I did go to HEB today. I figured it was probably going to be busy because it was Halloween. I forgot that Halloween is not a national holiday where kids are out of school and adults don't work. People with real jobs, work normal hours. The parking lot was pretty full, but luckily, mostly smart people were shopping at my HEB today at 12:30. I was productive and made a list beforehand, otherwise, I'd walk all of the aisles and have a HUGE grocery bill.  I was pretty fast getting all of my items, until I got stuck on the bread aisle. There were guys unloading bread onto the shelves that were in my way, but it was all good, I knew exactly what type of bread I needed and where it was located. That would have been all fine and dandy if I was not stuck behind the family who had no idea what they wanted. I would have just turned the other way but this older lady (who had a lot of alcohol in her little scooter cart, not judging, just observing.) in her scooter cart was moving at the speed of molasses. I was stuck. I tried not to let it irritate me...but I was getting impatient. Other than that, my trip was pretty quick and easy. I checked out (and remembered to bring my reusable bags this time) and was ready to go home. I ALWAYS take my cart back when I'm done. Common courtesy.
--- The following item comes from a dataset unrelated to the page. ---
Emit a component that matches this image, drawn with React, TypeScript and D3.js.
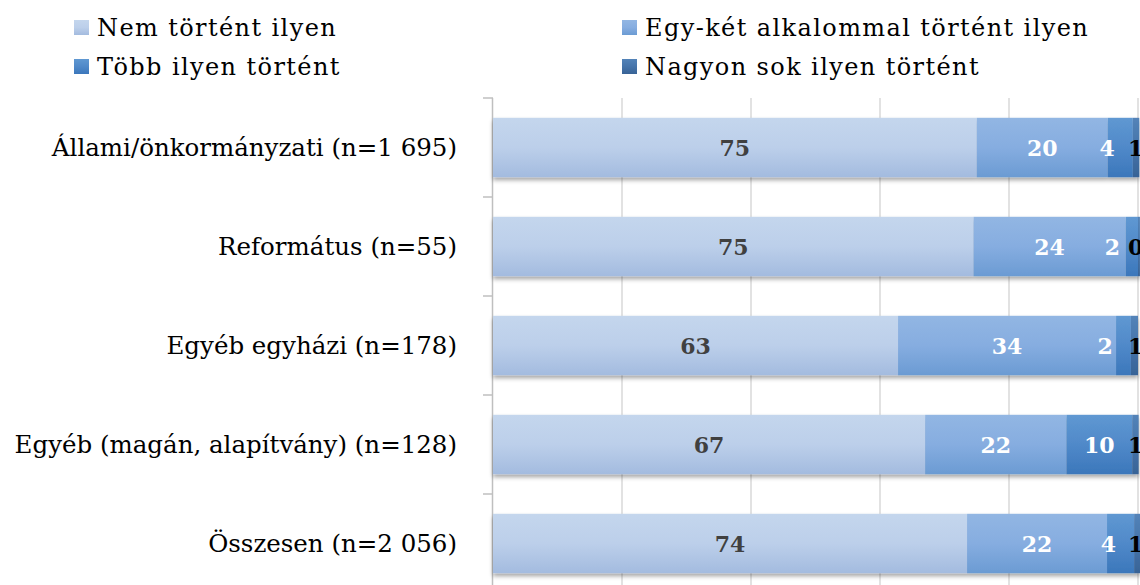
import React from "react"
import * as d3 from "d3"

const categories = [
  "Állami/önkormányzati (n=1 695)",
  "Református (n=55)",
  "Egyéb egyházi (n=178)",
  "Egyéb (magán, alapítvány) (n=128)",
  "Összesen (n=2 056)",
]
const seriesNames = [
  "Nem történt ilyen",
  "Egy-két alkalommal történt ilyen",
  "Több ilyen történt",
  "Nagyon sok ilyen történt",
]
const nemTortent = [75.0, 74.5, 62.8, 67.0, 73.5]
const egyKet = [20.3, 23.6, 33.8, 21.9, 21.7]
const tobb = [3.9, 1.9, 2.3, 10.2, 4.2]
const nagyonSok = [1.0, 0.3, 1.1, 1.0, 1.0]
const xTicks = [0, 20, 40, 60, 80, 100]

const gradients = [
  ["#c4d6ed", "#bccfea", "#a3bbdf"],
  ["#92b6e3", "#86ade0", "#6b9bd3"],
  ["#5f98d2", "#5089c9", "#3b77bb"],
  ["#5383b8", "#4674aa", "#386396"],
]
const labelColors = ["#404040", "#ffffff", "#ffffff", "#000000"]
const font = "'DejaVu Serif', serif"

function App() {
  const width = 1140
  const height = 585

  const rows = categories.map((c, i) => ({
    cat: c,
    s0: nemTortent[i],
    s1: egyKet[i],
    s2: tobb[i],
    s3: nagyonSok[i],
  }))
  const keys = ["s0", "s1", "s2", "s3"]
  const stacked = d3.stack<any>().keys(keys)(rows)

  const x = d3.scaleLinear().domain([0, 100]).range([493, 1138])
  const y = d3
    .scaleBand<string>()
    .domain(categories)
    .range([98, 593])
    .paddingInner(0.4)
    .paddingOuter(0.2)
  const step = y.step()
  const top = 98

  return (
    <div style={{ position: "fixed", left: 0, top: 0 }}>
      <svg width={width} height={height} style={{ display: "block", background: "#fff" }}>
        <defs>
          {gradients.map((g, i) => (
            <linearGradient key={i} id={`grad${i}`} x1="0" y1="0" x2="0" y2="1">
              <stop offset="0%" stopColor={g[0]} />
              <stop offset="50%" stopColor={g[1]} />
              <stop offset="100%" stopColor={g[2]} />
            </linearGradient>
          ))}
          <filter id="shadow" x="-5%" y="-20%" width="110%" height="160%">
            <feDropShadow dx="0" dy="3" stdDeviation="2" floodColor="#000" floodOpacity="0.35" />
          </filter>
        </defs>

        {/* gridlines */}
        {xTicks.slice(1).map((t) => (
          <line key={t} x1={x(t)} x2={x(t)} y1={top} y2={height} stroke="#d9d9d9" strokeWidth={1.5} />
        ))}

        {/* category axis */}
        <line x1={x(0) - 0.5} x2={x(0) - 0.5} y1={top} y2={height} stroke="#bfbfbf" strokeWidth={1.5} />
        {d3.range(categories.length + 1).map((i) => (
          <line
            key={i}
            x1={x(0) - 10}
            x2={x(0)}
            y1={top + i * step}
            y2={top + i * step}
            stroke="#bfbfbf"
            strokeWidth={1.5}
          />
        ))}
        {categories.map((c) => (
          <text
            key={c}
            x={457}
            y={(y(c) as number) + y.bandwidth() / 2}
            textAnchor="end"
            dominantBaseline="central"
            fontFamily={font}
            fontSize={24.5}
            fill="#000"
          >
            {c}
          </text>
        ))}

        {/* bars */}
        {categories.map((c, ci) => (
          <g key={c} filter="url(#shadow)">
            {stacked.map((s, si) => {
              const d = s[ci]
              return (
                <rect
                  key={si}
                  x={x(d[0])}
                  y={y(c)}
                  width={Math.max(0, x(d[1]) - x(d[0]))}
                  height={y.bandwidth()}
                  fill={`url(#grad${si})`}
                />
              )
            })}
          </g>
        ))}

        {/* data labels */}
        {categories.map((c, ci) =>
          stacked.map((s, si) => {
            const d = s[ci]
            const x0 = x(d[0])
            const x1 = x(d[1])
            const v = d[1] - d[0]
            let lx = (x0 + x1) / 2
            let anchor = "middle"
            if (si === 3) {
              lx = x(100) - 10
              anchor = "start"
            } else if (x1 - x0 < 40) {
              lx = x1 - 18
              anchor = "end"
            }
            return (
              <text
                key={`${ci}-${si}`}
                x={lx}
                y={(y(c) as number) + y.bandwidth() / 2}
                textAnchor={anchor}
                dominantBaseline="central"
                fontFamily={font}
                fontWeight="bold"
                fontSize={22}
                fill={labelColors[si]}
              >
                {Math.round(v)}
              </text>
            )
          })
        )}

        {/* legend */}
        {seriesNames.map((n, i) => {
          const lx = i % 2 === 0 ? 74 : 622
          const ly = 28 + Math.floor(i / 2) * 39
          return (
            <g key={n}>
              <rect x={lx} y={ly - 8} width={15} height={15} fill={`url(#grad${i})`} />
              <text
                x={lx + 23}
                y={ly}
                dominantBaseline="central"
                fontFamily={font}
                fontSize={24}
                letterSpacing={1.4}
                fill="#000"
              >
                {n}
              </text>
            </g>
          )
        })}
      </svg>
    </div>
  )
}

export default App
Why is it so hard to walk your cart like 2 feet to put it where it goes? There is a cart return station on every aisle...like 4 on every aisle. I got so irritated, haha. I am a lazy person sometimes, but it's not your house, put your stuff away!

I bought the BEST apples today at HEB. They were honey crisp apples. It was so crisp and juicy. I fell in love. Who needs chocolate cake when you can have that? I am in no way saying they are the same taste, but if I keep saying apples taste better, I'll eat more apples. This brings me to my trying to eat healthier point. I am reading a book titled Made to Crave. This book is all about how we, as humans, were made to crave. I crave food more than anything. Admitting that is very difficult for me, but it's true. I went from a size 8 (last November) to a size 14. That may not seem like a big jump, but it is. I'm not so much worried about what size pants I'm wearing, rather, how I feel in my own skin. I bought a lot of fruit and veggies today and instead of just swearing off all carbs, I bought 100% whole wheat stuff. We'll see how it goes. I don't want to crave food this much...

I have been extremely successful with weight loss before, but can never keep it off for prolonged amounts of time. I don't want to just go on a diet for three months or until I lose the weight. I want to change the way I think and feel about food. I want to turn to God when I'm sad, happy, mad, etc. Food does nothing for me except fulfill my physical desires and makes me gain weight. Not such a fun little thought, but it's true. I'm not in any way thinking this journey will be easy, but recently I've had to take a deep look into my life and realized I need to make some changes. One of the reasons I should stop eating so much is because it's expensive. The last 2 months, on my bank statement show A LOT of fast food charges. That's embarrassing. That's disgusting. I don't expect to be a super health freak, but I would like to feel good about how I eat and how I feel. I am being lazy in a different way.